Les images de la collection sont signées Pierpaulo Ferrari. Il y a une adéquation évidente entre les couleurs des vêtements Miko Miko et l’univers du photographe; comme si le travail de l’un avait été fait pour s’emboîter dans le style de l’autre. La campagne révèle une Alice au pays des merveilles moderne qui, après avoir croqué dans un Rubik’s cube, est devenue plus petite qu’une banane ou qu’un gros singe en peluche. « J’ai rencontré Pierpaolo grâce à mon chéri, qui fait de la musique et qui est l’un des deux artistes du duo Cassius (Philippe Zdar, ndlr). Ils avaient confié la création de la pochette de leur dernier album à Toiletpaper. Je suis fan comme beaucoup de monde de leur travail et j’ai demandé à Pierpaolo s’il voulait bien shooter ma première collection: il a dit oui tout de suite. On est partis à Milan dans leur studio et c’était fantastique! C’était important pour moi de travailler avec lui car je voulais marquer dès le début et de manière très forte la direction artistique de Miko Miko. Le logo est particulier, je voulais que les photos le soient aussi. J’ai préféré des images de campagne et pas des simples silhouettes parce que quand on démarre on ne peut pas tout avoir: on est obligé de choisir. Et Pierpaolo c’est une signature évidente. J’ai envie de travailler avec lui pendant quelques saisons, s’il est d’accord, et l’idée serait par la suite de collaborer avec un artiste différent à chaque collection.»

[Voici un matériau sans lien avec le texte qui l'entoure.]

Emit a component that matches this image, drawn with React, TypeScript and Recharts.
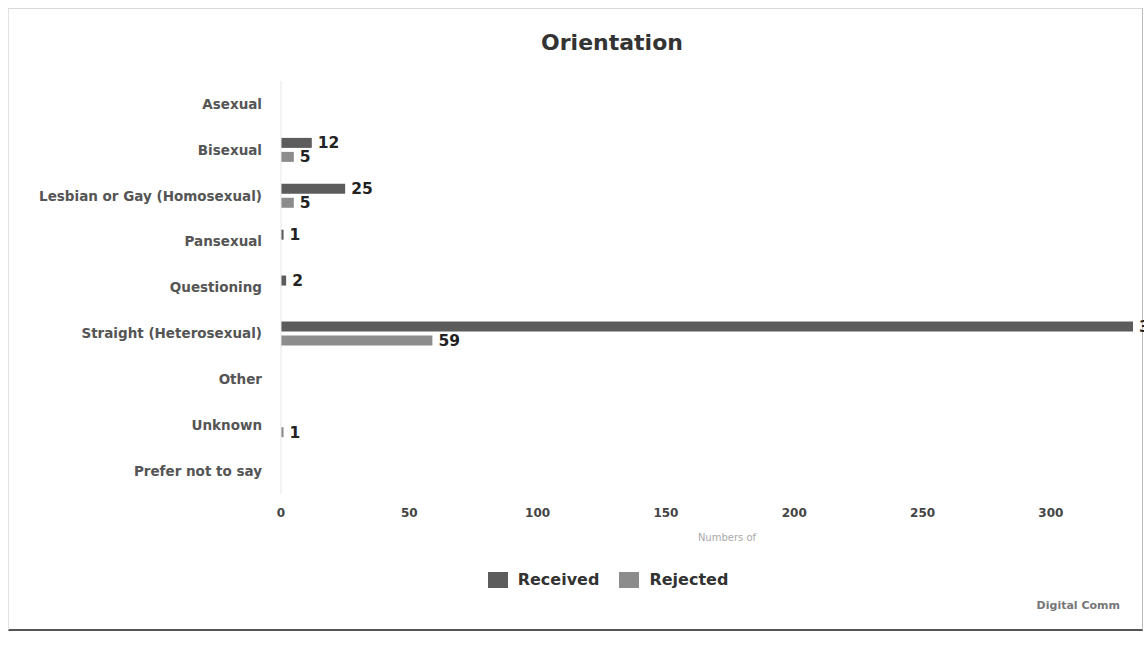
import { BarChart, Bar, XAxis, YAxis, LabelList } from 'recharts';

const categories = [
  'Asexual',
  'Bisexual',
  'Lesbian or Gay (Homosexual)',
  'Pansexual',
  'Questioning',
  'Straight (Heterosexual)',
  'Other',
  'Unknown',
  'Prefer not to say',
];
const received = [0, 12, 25, 1, 2, 332, 0, 0, 0];
const rejected = [0, 5, 5, 0, 0, 59, 0, 1, 0];
const xTicks = [0, 50, 100, 150, 200, 250, 300];

const data = categories.map((name, i) => ({ name, received: received[i], rejected: rejected[i] }));

const FONT = '"DejaVu Sans", Verdana, sans-serif';
const RECEIVED = '#5c5c5c';
const REJECTED = '#8c8c8c';

// zero counts get no label
const hideZero = (v: any) => (v ? v : '');

const labelStyle = { fontFamily: FONT, fontSize: 15.5, fontWeight: 700, fill: '#222' };

const LegendBox = () => (
  <div style={{ position: 'absolute', top: 570, left: 0, width: 1216, display: 'flex', justifyContent: 'center', gap: 20, fontFamily: FONT, fontWeight: 700, fontSize: 16, color: '#333' }}>
    {[
      ['Received', RECEIVED],
      ['Rejected', REJECTED],
    ].map(([label, color]) => (
      <div key={label} style={{ display: 'flex', alignItems: 'center', gap: 10 }}>
        <span style={{ width: 20, height: 16, background: color, display: 'inline-block' }} />
        <span>{label}</span>
      </div>
    ))}
  </div>
);

const App = () => {
  return (
    <div style={{ position: 'absolute', left: 0, top: 0, width: 1144, height: 655, overflow: 'hidden', background: '#fff' }}>
      <div style={{ position: 'absolute', left: 8, top: 8, width: 1133, height: 620, borderTop: '1px solid #d8d8d8', borderLeft: '1px solid #e2e2e2', borderRight: '1px solid #bdbdbd', borderBottom: '2px solid #555' }} />
      <div style={{ position: 'absolute', left: 0, top: 30, width: 1224, textAlign: 'center', fontFamily: FONT, fontWeight: 700, fontSize: 22, color: '#333' }}>
        Orientation
      </div>
      <BarChart
        width={1144}
        height={655}
        data={data}
        layout="vertical"
        margin={{ top: 81, right: 11, bottom: 131, left: 0 }}
        barSize={10}
        barGap={4}
        style={{ position: 'absolute', left: 0, top: 0 }}
      >
        <XAxis
          type="number"
          domain={[0, 332]}
          ticks={xTicks}
          allowDataOverflow
          axisLine={false}
          tickLine={false}
          tickSize={0}
          tickMargin={14}
          tick={{ fontFamily: FONT, fontSize: 12, fontWeight: 700, fill: '#444' }}
          label={{ value: 'Numbers of', position: 'bottom', offset: 10, dx: 20, style: { fontFamily: FONT, fontSize: 10, fill: '#aaa' } }}
        />
        <YAxis
          type="category"
          dataKey="name"
          width={281}
          axisLine={{ stroke: '#e6e6e6' }}
          tickLine={false}
          tickSize={0}
          tickMargin={19}
          tick={{ fontFamily: FONT, fontSize: 13.5, fontWeight: 700, fill: '#555' }}
        />
        <Bar dataKey="received" name="Received" fill={RECEIVED} isAnimationActive={false}>
          <LabelList dataKey="received" position="right" offset={6} formatter={hideZero} style={labelStyle} />
        </Bar>
        <Bar dataKey="rejected" name="Rejected" fill={REJECTED} isAnimationActive={false}>
          <LabelList dataKey="rejected" position="right" offset={6} formatter={hideZero} style={labelStyle} />
        </Bar>
      </BarChart>
      <LegendBox />
      <div style={{ position: 'absolute', right: 24, top: 599, fontFamily: FONT, fontWeight: 700, fontSize: 11, color: '#777' }}>
        Digital Comm
      </div>
    </div>
  );
};

export default App;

La prochaine saison de Miko Miko, l’automne hiver 2018/19, sera présentée comme toutes les autres, en février prochain. Un défilé? « Je n’y pense même pas à ce stade de notre développement! J’aimerais trouver un moyen sympathique, humain de la montrer. J’ai installé le showroom dans le studio d’enregistrement de Philippe. Cela n’a rien à voir avec un showroom habituel, et pourtant je m’y sens bien. Tout le monde s’y sent bien, d’ailleurs. On n’a pas besoin de faire comme les grands alors qu’on n’est pas grand.»